Goal: Retype, exactly as they stand, the lines from the start of the data to the line that contains "[16.73,388],[17.0,398],[17.5,408],[18.0,416],[18.3,424]];", both ends included. Leave the pictures out.

•••

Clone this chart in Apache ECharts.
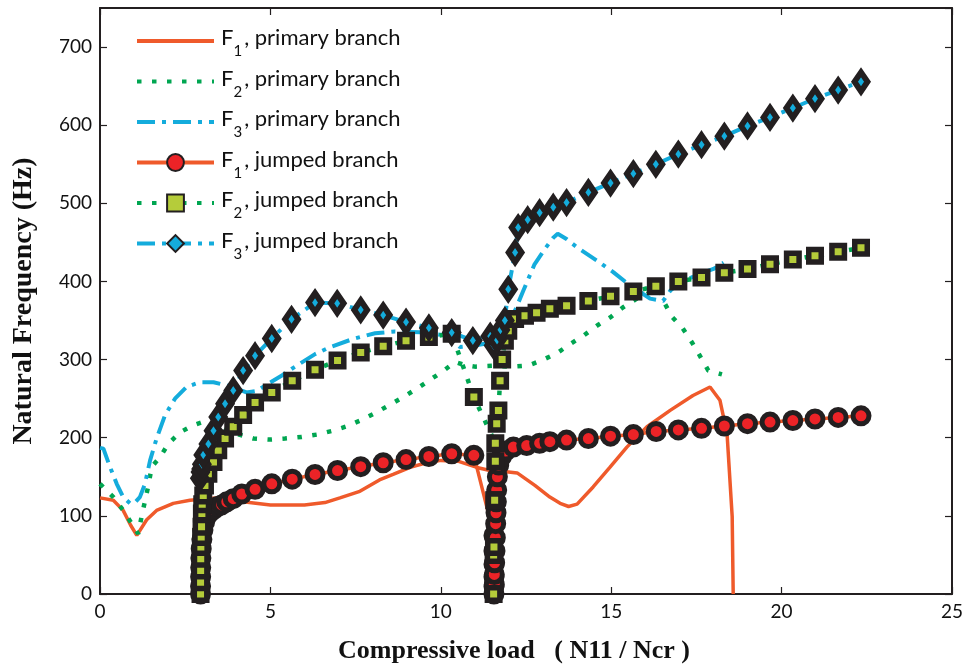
<!DOCTYPE html>
<html>
<head>
<meta charset="utf-8">
<script src="https://cdn.jsdelivr.net/npm/echarts@6/dist/echarts.min.js"></script>
<style>
  html, body { margin: 0; padding: 0; background: #fff; }
  #chart { width: 968px; height: 670px; }
</style>
</head>
<body>
<div id="chart"></div>
<script>
// series names (legend order)
var seriesNames = [
  "F1, primary branch", "F2, primary branch", "F3, primary branch",
  "F1, jumped branch", "F2, jumped branch", "F3, jumped branch"
];

// [load, frequency] pairs
var f1Primary = [[0,123],[0.39,120],[0.68,107],[0.9,88],[1.08,75],[1.37,95],[1.66,107],[2.15,116],[2.64,120],
  [3.42,123],[4.2,118],[5,114],[6,114],[6.6,117],[7.04,123],[7.6,131],[8.2,146],[8.6,153],[9.1,162],[9.5,167],
  [10,171],[10.5,170],[11.06,162],[11.44,158],[11.8,157],[12.24,155],[12.76,139],[13.2,124],[13.5,116],[13.75,112],
  [14.0,115],[14.47,137],[14.96,162],[15.46,188],[16.05,214],[16.73,235],[17.4,254],[17.9,265],[18.19,248],
  [18.4,205],[18.55,99],[18.58,0]];
var f2Primary = [[0,141],[0.39,124],[0.68,107],[0.93,90],[1.12,77],[1.22,99],[1.42,139],[1.52,163],[1.76,175],
  [2.0,192],[2.35,207],[2.74,216],[3.13,222],[3.6,214],[4.0,205],[4.5,199],[4.99,197.6],[5.43,199],[5.92,201],
  [6.36,204],[6.8,208.6],[7.24,214.6],[7.63,222],[8.07,231.6],[8.46,241],[8.9,252],[9.29,262.7],[9.68,274],
  [10.06,285],[10.42,297],[10.7,293],[11.0,291],[11.5,292],[12.08,291],[12.57,292.5],[12.96,299],[13.4,308],
  [13.8,320],[14.2,331],[14.6,344],[14.97,354],[15.35,367],[15.75,378],[16.14,386],[16.43,390],[16.58,371],
  [16.8,354],[17.1,340],[17.37,322],[17.6,305],[17.85,286],[18.25,281]];
var f3Primary = [[0,187],[0.1,186],[0.29,163],[0.49,141],[0.68,124],[0.88,116],[1.0,116],[1.17,124],[1.32,141],
  [1.47,171],[1.66,199],[1.91,229],[2.2,250],[2.54,265],[2.93,271],[3.33,271],[3.8,266],[4.3,258],[4.6,260],
  [5.08,273],[5.35,280],[5.62,288],[6.31,307],[6.75,316],[7.43,326.5],[8.07,333.7],[8.66,336],[9.39,335],
  [10.17,331],[10.56,316],[11.0,318],[11.5,322],[11.9,340],[12.2,365],[12.42,388],[12.75,422],[13.06,442],
  [13.3,456],[13.43,461],[13.7,454],[13.99,444],[14.57,427],[15.06,412],[15.46,398],[16.14,378],[16.52,375],
  [16.73,388],[17.0,398],[17.5,408],[18.0,416],[18.3,424]];

var f1Jumped = [[2.95,0],[2.951,10],[2.953,22],[2.956,34],[2.96,46],[2.97,58],[2.99,70],[3.02,82],[3.07,92],
  [3.14,100],[3.23,105],[3.33,108],[3.45,112],[3.57,114],[3.72,118],[3.91,122],[4.16,128],[4.55,134],[5.04,141],
  [5.64,147],[6.31,153],[6.97,158],[7.65,163],[8.31,168],[8.98,172],[9.65,176],[10.32,179.5],[10.97,177.5],
  [11.56,75],[11.56,55],[11.56,38],[11.56,22],[11.56,10],[11.56,0],[11.57,12],[11.57,25],[11.58,40],[11.59,55],
  [11.6,72],[11.61,90],[11.62,104],[11.63,118],[11.64,133],[11.66,150],
  [11.7,165],[11.78,176],[11.9,183],[12.13,188],[12.52,190],[12.9,193],[13.2,195],[13.69,197],[14.33,199],
  [14.98,202],[15.65,204],[16.32,208],[16.97,210],[17.65,212],[18.32,215],[19.0,218],[19.66,220],[20.33,222],
  [20.98,224],[21.66,226],[22.33,228]];
var f2Jumped = [[2.95,0],[2.951,15],[2.953,30],[2.956,45],[2.96,60],[2.97,73],[2.98,86],[2.99,103],[3.0,115],
  [3.03,126],[3.08,139],[3.18,154],[3.33,169],[3.47,184],[3.67,199],[3.91,214],[4.2,229],[4.55,245],[5.04,258],
  [5.64,273],[6.31,287],[6.97,299],[7.65,309],[8.31,317],[8.98,324],[9.65,329],[10.32,333],[10.97,252],
  [11.6,193],[11.57,120],[11.55,50],[11.55,0],[11.56,60],[11.58,120],[11.6,170],[11.64,218],[11.69,235],[11.74,273],
  [11.8,300],[11.88,324],[11.98,337],[12.18,352],[12.47,356],[12.81,360],[13.2,365],[13.69,369],[14.33,375],
  [14.98,381],[15.65,387],[16.31,394],[16.97,400],[17.65,405],[18.32,411],[19.0,416],[19.66,422],[20.33,428],
  [20.98,433],[21.66,438],[22.33,443]];
var f3Jumped = [[2.93,148],[2.95,156],[2.97,160],[2.99,166],[3.03,178],[3.18,192],[3.33,209],[3.47,226.5],
  [3.67,243.5],[3.91,260.5],[4.2,286],[4.55,305],[5.04,327],[5.62,351.6],[6.31,373],[6.96,372],[7.65,363.6],
  [8.31,357],[8.98,348],[9.65,340.6],[10.32,334.6],[10.94,324.4],[11.45,330],[11.55,318],[11.65,325],[11.75,338],
  [11.88,350],[11.98,390],[12.18,437],[12.27,469],[12.55,479],[12.9,488],[13.3,495],[13.69,501],[14.33,514],
  [14.98,526],[15.65,538],[16.31,550],[16.97,563],[17.65,575],[18.32,586],[19.0,599],[19.66,610],[20.33,622],
  [20.98,634],[21.66,645],[22.33,655.6]];

var xTicks = { min: 0, max: 25, interval: 5 };
var yTicks = { min: 0, max: 750, interval: 100 };

var ORANGE = "#ef5a2b", GREEN = "#00a651", CYAN = "#14acdc", INK = "#231f20";
var DOTS = [4.5, 10.5], DASHDOT = [18, 7, 4, 7];

function primary(name, data, color, dash, width) {
  return {
    name: name, type: "line", data: data, symbol: "none",
    itemStyle: { color: "rgba(0,0,0,0)" },
    lineStyle: { color: color, width: width, type: dash, cap: "butt" },
    emphasis: { disabled: true }
  };
}
function jumped(name, data, color, dash, width, symbol, size, fill, border) {
  return {
    name: name, type: "line", data: data, symbol: symbol, symbolSize: size,
    lineStyle: { color: color, width: width, type: dash, cap: "butt" },
    itemStyle: { color: fill, borderColor: INK, borderWidth: border },
    emphasis: { disabled: true }
  };
}

function boxAxis(extra) {
  return Object.assign({
    type: "value",
    axisLine: { onZero: false, lineStyle: { color: INK, width: 2 } },
    axisTick: { inside: true, length: 7, lineStyle: { color: INK, width: 1.2 } },
    splitLine: { show: false }
  }, extra);
}

var chart = echarts.init(document.getElementById("chart"));
var axisText = { fontFamily: "Lato", fontSize: 19, color: "#111" };
var nameText = { fontFamily: "Liberation Serif", fontWeight: "bold", fontSize: 26, color: "#111" };
var option = {
  animation: false,
  grid: { left: 100, right: 16, top: 8, bottom: 76 },
  legend: {
    orient: "vertical", left: 135, top: 27, padding: 0,
    itemWidth: 77, itemHeight: 21, itemGap: 8.5,
    data: seriesNames,
    lineStyle: { width: 4 },
    formatter: function (n) {
      return "{a|F}{s|" + n.charAt(1) + "}{a|" + n.slice(2) + "}";
    },
    textStyle: {
      rich: {
        a: { fontFamily: "Lato", fontSize: 22, color: "#111", padding: [0, 0, 6, 2] },
        s: { fontFamily: "Lato", fontSize: 15, color: "#111", padding: [21, 0, 0, 0] }
      }
    }
  },
  xAxis: [
    boxAxis({
      min: xTicks.min, max: xTicks.max, interval: xTicks.interval,
      name: "Compressive load   ( N11 / Ncr )", nameLocation: "middle", nameGap: 44,
      nameTextStyle: Object.assign({ padding: [0, 24, 0, 0] }, nameText),
      axisLabel: Object.assign({ margin: 8 }, axisText)
    }),
    boxAxis({
      position: "top", min: xTicks.min, max: xTicks.max, interval: xTicks.interval,
      axisLabel: { show: false }
    })
  ],
  yAxis: [
    boxAxis({
      min: yTicks.min, max: yTicks.max, interval: yTicks.interval,
      name: "Natural Frequency (Hz)", nameLocation: "middle", nameGap: 62,
      nameTextStyle: Object.assign({}, nameText, { fontSize: 28 }),
      axisLabel: Object.assign({ margin: 8, showMaxLabel: false }, axisText)
    }),
    boxAxis({
      position: "right", min: yTicks.min, max: yTicks.max, interval: yTicks.interval,
      axisLabel: { show: false }
    })
  ],
  series: [
    primary(seriesNames[0], f1Primary, ORANGE, "solid", 3.5),
    primary(seriesNames[1], f2Primary, GREEN, DOTS, 4.5),
    primary(seriesNames[2], f3Primary, CYAN, DASHDOT, 4),
    jumped(seriesNames[3], f1Jumped, ORANGE, "solid", 3.5, "circle", 16, "#ec2327", 5),
    jumped(seriesNames[4], f2Jumped, GREEN, DOTS, 4.5, "rect", 12.5, "#b5cc3a", 5.5),
    jumped(seriesNames[5], f3Jumped, CYAN, DASHDOT, 4, "diamond", [13, 19], CYAN, 6)
  ]
};
chart.setOption(option);
</script>
</body>
</html>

•••

Correct answer:
Clone this chart in Apache ECharts.
<!DOCTYPE html>
<html>
<head>
<meta charset="utf-8">
<script src="https://cdn.jsdelivr.net/npm/echarts@6/dist/echarts.min.js"></script>
<style>
  html, body { margin: 0; padding: 0; background: #fff; }
  #chart { width: 968px; height: 670px; }
</style>
</head>
<body>
<div id="chart"></div>
<script>
// series names (legend order)
var seriesNames = [
  "F1, primary branch", "F2, primary branch", "F3, primary branch",
  "F1, jumped branch", "F2, jumped branch", "F3, jumped branch"
];

// [load, frequency] pairs
var f1Primary = [[0,123],[0.39,120],[0.68,107],[0.9,88],[1.08,75],[1.37,95],[1.66,107],[2.15,116],[2.64,120],
  [3.42,123],[4.2,118],[5,114],[6,114],[6.6,117],[7.04,123],[7.6,131],[8.2,146],[8.6,153],[9.1,162],[9.5,167],
  [10,171],[10.5,170],[11.06,162],[11.44,158],[11.8,157],[12.24,155],[12.76,139],[13.2,124],[13.5,116],[13.75,112],
  [14.0,115],[14.47,137],[14.96,162],[15.46,188],[16.05,214],[16.73,235],[17.4,254],[17.9,265],[18.19,248],
  [18.4,205],[18.55,99],[18.58,0]];
var f2Primary = [[0,141],[0.39,124],[0.68,107],[0.93,90],[1.12,77],[1.22,99],[1.42,139],[1.52,163],[1.76,175],
  [2.0,192],[2.35,207],[2.74,216],[3.13,222],[3.6,214],[4.0,205],[4.5,199],[4.99,197.6],[5.43,199],[5.92,201],
  [6.36,204],[6.8,208.6],[7.24,214.6],[7.63,222],[8.07,231.6],[8.46,241],[8.9,252],[9.29,262.7],[9.68,274],
  [10.06,285],[10.42,297],[10.7,293],[11.0,291],[11.5,292],[12.08,291],[12.57,292.5],[12.96,299],[13.4,308],
  [13.8,320],[14.2,331],[14.6,344],[14.97,354],[15.35,367],[15.75,378],[16.14,386],[16.43,390],[16.58,371],
  [16.8,354],[17.1,340],[17.37,322],[17.6,305],[17.85,286],[18.25,281]];
var f3Primary = [[0,187],[0.1,186],[0.29,163],[0.49,141],[0.68,124],[0.88,116],[1.0,116],[1.17,124],[1.32,141],
  [1.47,171],[1.66,199],[1.91,229],[2.2,250],[2.54,265],[2.93,271],[3.33,271],[3.8,266],[4.3,258],[4.6,260],
  [5.08,273],[5.35,280],[5.62,288],[6.31,307],[6.75,316],[7.43,326.5],[8.07,333.7],[8.66,336],[9.39,335],
  [10.17,331],[10.56,316],[11.0,318],[11.5,322],[11.9,340],[12.2,365],[12.42,388],[12.75,422],[13.06,442],
  [13.3,456],[13.43,461],[13.7,454],[13.99,444],[14.57,427],[15.06,412],[15.46,398],[16.14,378],[16.52,375],
  [16.73,388],[17.0,398],[17.5,408],[18.0,416],[18.3,424]];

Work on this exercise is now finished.